# STATED EXERCISE
Pull out the lines running from the one with "Rebuild this chart" to the one with "400, 450, 500]", inclusive, word for word. Drop any picture.

# PROVIDED ENTRIES
※ ※ ※
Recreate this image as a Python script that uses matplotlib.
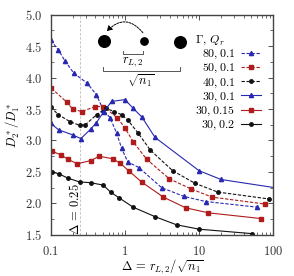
import numpy as np
import matplotlib
matplotlib.use('Agg')
import matplotlib.pyplot as plt
from matplotlib.patches import FancyArrowPatch
from matplotlib.ticker import FixedLocator, LogLocator, NullFormatter, MultipleLocator, FuncFormatter

plt.rcParams['mathtext.fontset'] = 'cm'
plt.rcParams['font.family'] = 'serif'
plt.rcParams['font.serif'] = ['DejaVu Serif']

# Gamma = 80, Qr = 0.1 (blue dashed)
d_80_01 = [0.1, 0.126, 0.156, 0.204, 0.31, 0.41, 0.51, 0.63, 0.77, 0.90, 1.09, 1.54, 3.13, 6.3, 12.3, 61]
v_80_01 = [4.59, 4.44, 4.26, 4.07, 3.91, 3.73, 3.49, 3.36, 3.12, 2.88, 2.66, 2.57, 2.25, 2.11, 2.03, 1.94]
# Gamma = 50, Qr = 0.1 (red dashed)
d_50_01 = [0.102, 0.163, 0.197, 0.26, 0.40, 0.51, 0.79, 1.0, 1.29, 1.97, 3.98, 7.8, 15.0, 78]
v_50_01 = [3.83, 3.61, 3.50, 3.46, 3.54, 3.54, 3.36, 3.20, 2.98, 2.70, 2.39, 2.23, 2.10, 1.99]
# Gamma = 40, Qr = 0.1 (black dashed)
d_40_01 = [0.1, 0.126, 0.181, 0.245, 0.292, 0.415, 0.55, 0.72, 0.90, 1.10, 1.50, 2.19, 4.4, 8.8, 17.9, 89]
v_40_01 = [3.53, 3.41, 3.30, 3.24, 3.25, 3.41, 3.51, 3.46, 3.41, 3.32, 3.12, 2.85, 2.52, 2.32, 2.18, 2.07]
# Gamma = 30, Qr = 0.1 (blue solid)
d_30_01 = [0.1, 0.127, 0.196, 0.254, 0.344, 0.41, 0.52, 0.66, 1.0, 1.27, 1.7, 2.54, 10.0, 19.8, 120]
v_30_01 = [3.27, 3.17, 3.09, 3.03, 3.18, 3.28, 3.46, 3.62, 3.65, 3.52, 3.37, 3.05, 2.52, 2.38, 2.24]
# Gamma = 30, Qr = 0.15 (red solid)
d_30_015 = [0.104, 0.137, 0.171, 0.227, 0.344, 0.45, 0.68, 0.86, 1.12, 1.68, 3.30, 6.6, 13.4, 68]
v_30_015 = [2.83, 2.77, 2.70, 2.63, 2.68, 2.75, 2.71, 2.64, 2.52, 2.34, 2.10, 1.93, 1.85, 1.76]
# Gamma = 30, Qr = 0.2 (black solid)
d_30_02 = [0.104, 0.128, 0.171, 0.246, 0.344, 0.509, 0.64, 0.83, 1.29, 2.54, 4.97, 10.1, 51.5]
v_30_02 = [2.50, 2.47, 2.40, 2.34, 2.33, 2.29, 2.18, 2.09, 1.94, 1.79, 1.66, 1.59, 1.52]

labels = ['$80, 0.1$', '$50, 0.1$', '$40, 0.1$', '$30, 0.1$', '$30, 0.15$', '$30, 0.2$']
xticks = [0.1, 1, 10, 100]
xticklabels = ['$0.1$', '$1$', '$10$', '$100$']

blue = '#2828b0'
red = '#b01c1c'
black = '#111111'
fs = 9

fig = plt.figure(figsize=(2.94, 2.76), dpi=100)
ax = fig.add_axes([0.173, 0.149, 0.756, 0.798])

series = [
    (d_80_01, v_80_01, blue, '--', '^', 3.0),
    (d_50_01, v_50_01, red, '--', 's', 2.5),
    (d_40_01, v_40_01, black, '--', 'o', 2.5),
    (d_30_01, v_30_01, blue, '-', '^', 3.0),
    (d_30_015, v_30_015, red, '-', 's', 2.5),
    (d_30_02, v_30_02, black, '-', 'o', 2.5),
]
for (d, v, c, ls, mk, ms), lab in zip(series, labels):
    ax.plot(d, v, color=c, ls=ls, marker=mk, ms=ms, lw=0.8, label=lab,
            dashes=(3, 1.5) if ls == '--' else (None, None))

ax.axvline(0.25, color='#bbbbbb', ls='--', lw=0.6, dashes=(3, 2), zorder=0)
ax.text(0.213, 0.115, r'$\Delta\,=\,0.25$', rotation=90, ha='center', va='center',
        fontsize=fs, transform=ax.get_xaxis_transform())

ax.set_xscale('log')
ax.set_xlim(0.1, 100)
ax.set_ylim(1.5, 5.0)
ax.xaxis.set_major_locator(FixedLocator(xticks))
ax.set_xticklabels(xticklabels)
ax.xaxis.set_minor_locator(LogLocator(base=10, subs=np.arange(2, 10)))
ax.xaxis.set_minor_formatter(NullFormatter())
ax.yaxis.set_major_locator(MultipleLocator(0.5))
ax.yaxis.set_minor_locator(MultipleLocator(0.25))
ax.yaxis.set_major_formatter(FuncFormatter(lambda v, p: '$%.1f$' % v))
ax.tick_params(which='both', direction='in', top=True, right=True, labelsize=fs, colors='#333333')
ax.tick_params(which='major', length=3.5, width=0.6, pad=6)
ax.tick_params(axis='x', which='major', pad=7)
ax.tick_params(which='minor', length=2, width=0.5)
for s in ax.spines.values():
    s.set_linewidth(1.0)
    s.set_color('#444444')

ax.set_xlabel(r'$\Delta\,=\,r_{L,2}/\sqrt{n_1}$', fontsize=fs, labelpad=0)
ax.set_ylabel(r'$D_2^*/D_1^*$', fontsize=fs, labelpad=2)

# schematic: two particles and gyration orbit
tr = ax.transAxes
ax.scatter([0.240, 0.581], [0.878, 0.875], s=70, color='black', transform=tr, zorder=5, clip_on=False)
ax.scatter([0.418], [0.878], s=28, color='black', transform=tr, zorder=5, clip_on=False)
arc = FancyArrowPatch((0.414, 0.918), (0.252, 0.925), transform=tr,
                      connectionstyle='arc3,rad=0.55', arrowstyle='-|>,head_length=3,head_width=1.8',
                      ls=(0, (2, 1.2)), lw=0.7, color='black', shrinkA=0, shrinkB=0)
ax.add_patch(arc)
gc = '#555555'
ax.plot([0.324, 0.324, 0.414, 0.414], [0.833, 0.822, 0.822, 0.833], color=gc, lw=0.7, transform=tr)
ax.text(0.369, 0.788, r'$r_{L,2}$', fontsize=fs, ha='center', va='center', transform=tr)
ax.plot([0.234, 0.234, 0.581, 0.581], [0.760, 0.746, 0.746, 0.760], color=gc, lw=0.7, transform=tr)
ax.text(0.405, 0.695, r'$\sqrt{n_1}$', fontsize=fs, ha='center', va='center', transform=tr)

leg = ax.legend(title=r'$\Gamma,\,Q_r$', loc='upper right', bbox_to_anchor=(0.985, 0.955),
                frameon=False, fontsize=8.6, title_fontsize=8.6, markerfirst=False,
                handlelength=1.7, handletextpad=0.5, labelspacing=0.0, borderpad=0.2)
leg._legend_box.align = 'left'

fig.savefig('out.png', dpi=100)
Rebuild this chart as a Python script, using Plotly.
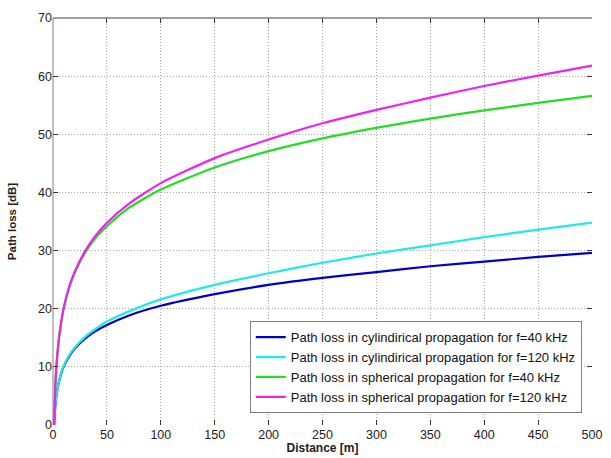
import plotly.graph_objects as go

distance = [1, 2, 3, 5, 7, 10, 15, 20, 30, 40, 50, 70, 100, 150, 200, 250, 300, 350, 400, 450, 500]

cyl_40 = [0.0, 3.0, 4.8, 7.0, 8.5, 10.1, 11.8, 13.1, 14.9, 16.2, 17.2, 18.8, 20.5, 22.5, 24.1, 25.3, 26.3, 27.3, 28.1, 28.9, 29.6]
cyl_120 = [0.0, 3.0, 4.8, 7.1, 8.6, 10.2, 12.0, 13.3, 15.2, 16.6, 17.8, 19.5, 21.6, 24.1, 26.1, 27.9, 29.5, 30.9, 32.3, 33.6, 34.8]
sph_40 = [0.0, 6.0, 9.6, 14.0, 16.9, 20.1, 23.6, 26.1, 29.7, 32.3, 34.2, 37.3, 40.5, 44.3, 47.1, 49.3, 51.1, 52.7, 54.1, 55.4, 56.6]
sph_120 = [0.0, 6.0, 9.6, 14.1, 17.0, 20.2, 23.8, 26.3, 30.0, 32.7, 34.8, 38.0, 41.6, 45.9, 49.1, 51.9, 54.2, 56.3, 58.3, 60.1, 61.8]

names = [
    "Path loss in cylindirical propagation for f=40 kHz",
    "Path loss in cylindirical propagation for f=120 kHz",
    "Path loss in spherical propagation for f=40 kHz",
    "Path loss in spherical propagation for f=120 kHz",
]
series = [cyl_40, cyl_120, sph_40, sph_120]
colors = ["#0000C8", "#22E8E8", "#22DD22", "#EE22EE"]

fig = go.Figure()
for name, ys, c in zip(names, series, colors):
    fig.add_trace(go.Scatter(
        x=distance, y=ys, mode="lines", name=name,
        line=dict(color=c, width=2.2, shape="spline", smoothing=0.6),
    ))

font_family = "Liberation Sans, Arial, sans-serif"
axis_common = dict(
    showgrid=True, gridcolor="#a8a8a8", griddash="1px,2px", gridwidth=1,
    zeroline=False, showline=False, mirror="ticks", automargin=False,
    ticks="inside", ticklen=5, tickcolor="#333333", tickwidth=1,
    tickfont=dict(family=font_family, size=12.5, color="#222222"),
)

fig.update_layout(
    width=611, height=458,
    margin=dict(l=53, r=19, t=18, b=33),
    paper_bgcolor="white", plot_bgcolor="white",
    font=dict(family=font_family, color="#222222"),
    xaxis=dict(
        range=[0, 500], dtick=50, tick0=0,
        title=dict(text="<b>Distance [m]</b>", font=dict(size=12, family=font_family), standoff=0),
        **axis_common,
    ),
    yaxis=dict(
        range=[0, 70], dtick=10, tick0=0,
        title=dict(text="<b>Path loss [dB]</b>", font=dict(size=11.5, family=font_family), standoff=19),
        **axis_common,
    ),
    legend=dict(
        x=0.981, y=0.255, xanchor="right", yanchor="top",
        bgcolor="white", bordercolor="#808080", borderwidth=1,
        font=dict(family=font_family, size=13, color="#111111"),
        tracegroupgap=0, itemwidth=30,
    ),
    showlegend=True,
)

# visible left and top frame lines
fig.add_shape(type="line", xref="paper", yref="paper", x0=0, x1=0, y0=0, y1=1,
              line=dict(color="#808080", width=1))
fig.add_shape(type="line", xref="paper", yref="paper", x0=0, x1=1, y0=1, y1=1,
              line=dict(color="#808080", width=1.5))

fig.write_html(
    "out.html",
    config={"displayModeBar": False},
    post_script="document.body.style.margin='0';document.body.style.padding='0';",
)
※ ※ ※
# SOLUTION FOR THIS TASK
Rebuild this chart as a Python script, using Plotly.
import plotly.graph_objects as go

distance = [1, 2, 3, 5, 7, 10, 15, 20, 30, 40, 50, 70, 100, 150, 200, 250, 300, 350, 400, 450, 500]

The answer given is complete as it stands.